Book Review: New Grub Street by George Gissing

New Grub Street is a biting analysis of literary London in the late nineteenth century. First published in 1891, it tells the story of a group of writers and their dependants. Jasper Milvain fashions himself as a 'modern' literary man, someone who will turn his hand to anything and fully expects it to be forgotten as soon as it has been read. He aims for financial success, not literary merit. In sharp opposition to him is his face, Edwin Reardon, a man of considerable talent who has faded under the grip of poverty. He cannot write well and so does not want to write at all. His wife, Amy, despairs of what she sees as his inability to try and a break emerges between them. In addition to this trio, other important characters in the novel include Milvain's sisters, Maud and Dora, who move to London when their mother dies and try to support themselves writing fiction, Harold Biffen, another impoverished writer, and the Yule family. Amy's cousin, Marian, catches Jasper's eye early in the novel but her poverty repels him. Marian has been helping her father, Alfred, research and write for years and dislikes her life. Both Amy and Marian live in the hope of a small legacy from their paternal uncle which would alleviate their stresses.

The main characters in this novel are easily distinguishable, though occasionally the supporting cast of names can get a little confusing. But, for the most part, this novel is about Milvain and Reardon and their differing fortunes. The depiction of Milvain towards the end of the book is very clever: although his star has risen, there's the sense that something is missing from his life. This provides an ambiguous conclusion to a life where everything has been decided on businesslike terms.

For Reardon, life is completely different. Once he and Amy part, there is the sense of inevitability about his fate and perhaps Gissing dwells too much on his poverty. However, as a character, he serves to demonstrate that non-commercial writing, however brilliant, can lead to destitution. It's a stinging indictment of not only the literary world at the time but the public which gobbled up three volume novels of no substance and failed to appreciate the talent of 'real' storytellers. Harold Biffen is another casualty of such a system, putting much effort into a realist novel about a grocer with the full knowledge that the public will not read such a story. The dual fates of Reardon and Biffen are a sad by-product of the 'trade' of literature.

New Grub Street is an excellent, if ultimately depressing book.
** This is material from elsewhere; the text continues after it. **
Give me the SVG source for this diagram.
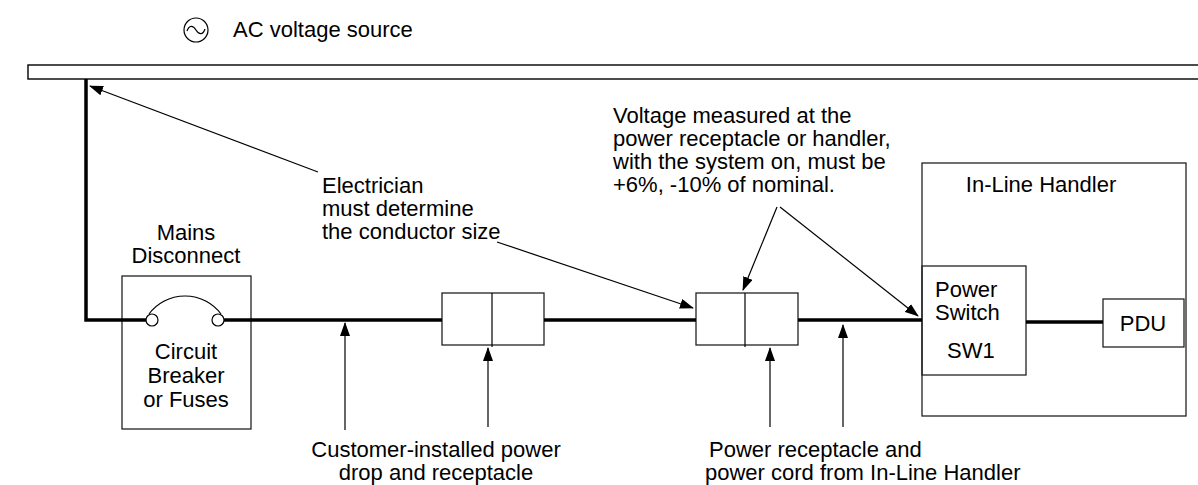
<svg xmlns="http://www.w3.org/2000/svg" width="1198" height="485" viewBox="0 0 1198 485">
<style>
text{font-family:"Liberation Sans",Arial,sans-serif;font-size:22px;fill:#000}
.c{text-anchor:middle}
.box{fill:#fff;stroke:#222;stroke-width:1.3}
.frame{fill:none;stroke:#222;stroke-width:1.3}
.wire{fill:none;stroke:#000;stroke-width:3.5}
.lead{fill:none;stroke:#000;stroke-width:1.2}
</style>
<defs>
<marker id="ah" markerUnits="userSpaceOnUse" markerWidth="14" markerHeight="10" refX="13" refY="5" orient="auto">
<path d="M0,0 L14,5 L0,10 Z" fill="#000"/>
</marker>
</defs>
<g id="legend">
<circle cx="196" cy="30" r="12" fill="none" stroke="#000" stroke-width="1.2"/>
<path d="M187,31 C189,25 193,25 196,30 C199,35 203,35 205,29" fill="none" stroke="#000" stroke-width="1.2"/>
<text x="233" y="37">AC voltage source</text>
</g>
<g id="source-bar">
<rect x="28" y="65" width="1180" height="14" fill="#fff" stroke="#000" stroke-width="1.4"/>
</g>
<g id="mains-disconnect">
<text class="c" x="186" y="240">Mains</text>
<text class="c" x="186" y="263">Disconnect</text>
<rect class="box" x="122" y="276" width="129" height="153"/>
<path d="M149,314 A45,45 0 0 1 221,314" fill="none" stroke="#000" stroke-width="1.2"/>
<text class="c" x="186" y="359">Circuit</text>
<text class="c" x="186" y="383">Breaker</text>
<text class="c" x="186" y="407">or Fuses</text>
</g>
<g id="receptacle-1">
<rect class="box" x="442" y="293" width="102" height="52"/>
<line x1="492" y1="293" x2="492" y2="347" stroke="#000" stroke-width="1.2"/>
</g>
<g id="receptacle-2">
<rect class="box" x="696" y="293" width="102" height="52"/>
<line x1="745" y1="293" x2="745" y2="347" stroke="#000" stroke-width="1.2"/>
</g>
<g id="in-line-handler">
<rect class="frame" x="922" y="163" width="264" height="253"/>
<text class="c" x="1041" y="192">In-Line Handler</text>
</g>
<g id="power-switch">
<rect class="frame" x="922" y="266" width="104" height="109"/>
<text x="935" y="297">Power</text>
<text x="935" y="320">Switch</text>
<text x="947" y="358">SW1</text>
</g>
<g id="pdu">
<rect class="frame" x="1103" y="299" width="81" height="48"/>
<text class="c" x="1143" y="331">PDU</text>
</g>
<g id="connectors">
<path class="wire" d="M86,79 V320 H147"/>
<path class="wire" d="M224,320 H442"/>
<path class="wire" d="M544,320 H696"/>
<path class="wire" d="M798,320 H922"/>
<path class="wire" d="M1026,322 H1103"/>
<circle cx="152" cy="320" r="6" fill="#fff" stroke="#000" stroke-width="1.2"/>
<circle cx="218" cy="320" r="6" fill="#fff" stroke="#000" stroke-width="1.2"/>
<line class="lead" x1="318" y1="172" x2="90" y2="86" marker-end="url(#ah)"/>
<line class="lead" x1="497" y1="242" x2="693" y2="308" marker-end="url(#ah)"/>
<line class="lead" x1="777" y1="207" x2="743" y2="290" marker-end="url(#ah)"/>
<line class="lead" x1="780" y1="207" x2="918" y2="316" marker-end="url(#ah)"/>
<line class="lead" x1="345" y1="430" x2="345" y2="323" marker-end="url(#ah)"/>
<line class="lead" x1="488" y1="427" x2="488" y2="348" marker-end="url(#ah)"/>
<line class="lead" x1="770" y1="427" x2="770" y2="348" marker-end="url(#ah)"/>
<line class="lead" x1="843" y1="427" x2="843" y2="325" marker-end="url(#ah)"/>
</g>
<g id="notes">
<text x="322" y="193">Electrician</text>
<text x="322" y="216">must determine</text>
<text x="322" y="239">the conductor size</text>
<text x="613" y="123">Voltage measured at the</text>
<text x="613" y="146">power receptacle or handler,</text>
<text x="613" y="169">with the system on, must be</text>
<text x="613" y="192">+6%, -10% of nominal.</text>
<text class="c" x="436" y="457">Customer-installed power</text>
<text class="c" x="436" y="480">drop and receptacle</text>
<text x="709" y="457">Power receptacle and</text>
<text x="705" y="480">power cord from In-Line Handler</text>
</g>
</svg>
There are some scenes of humour - including a daring rescue from a burning building which perhaps should not be as amusing as it is - but, for the most part, it is bleak and unrelenting. No character is wholly good, in the same way that no character in wholly bad. Reardon's pride adds to the wounds inflicted by his literary failures and Biffen's sudden affection for a woman assists in his downfall. As I said above, Milvain may prosper but it may not bring him complete happiness. This is a book about fortune and about the 'trade' of literature, something as hotly debated now as it was a century ago.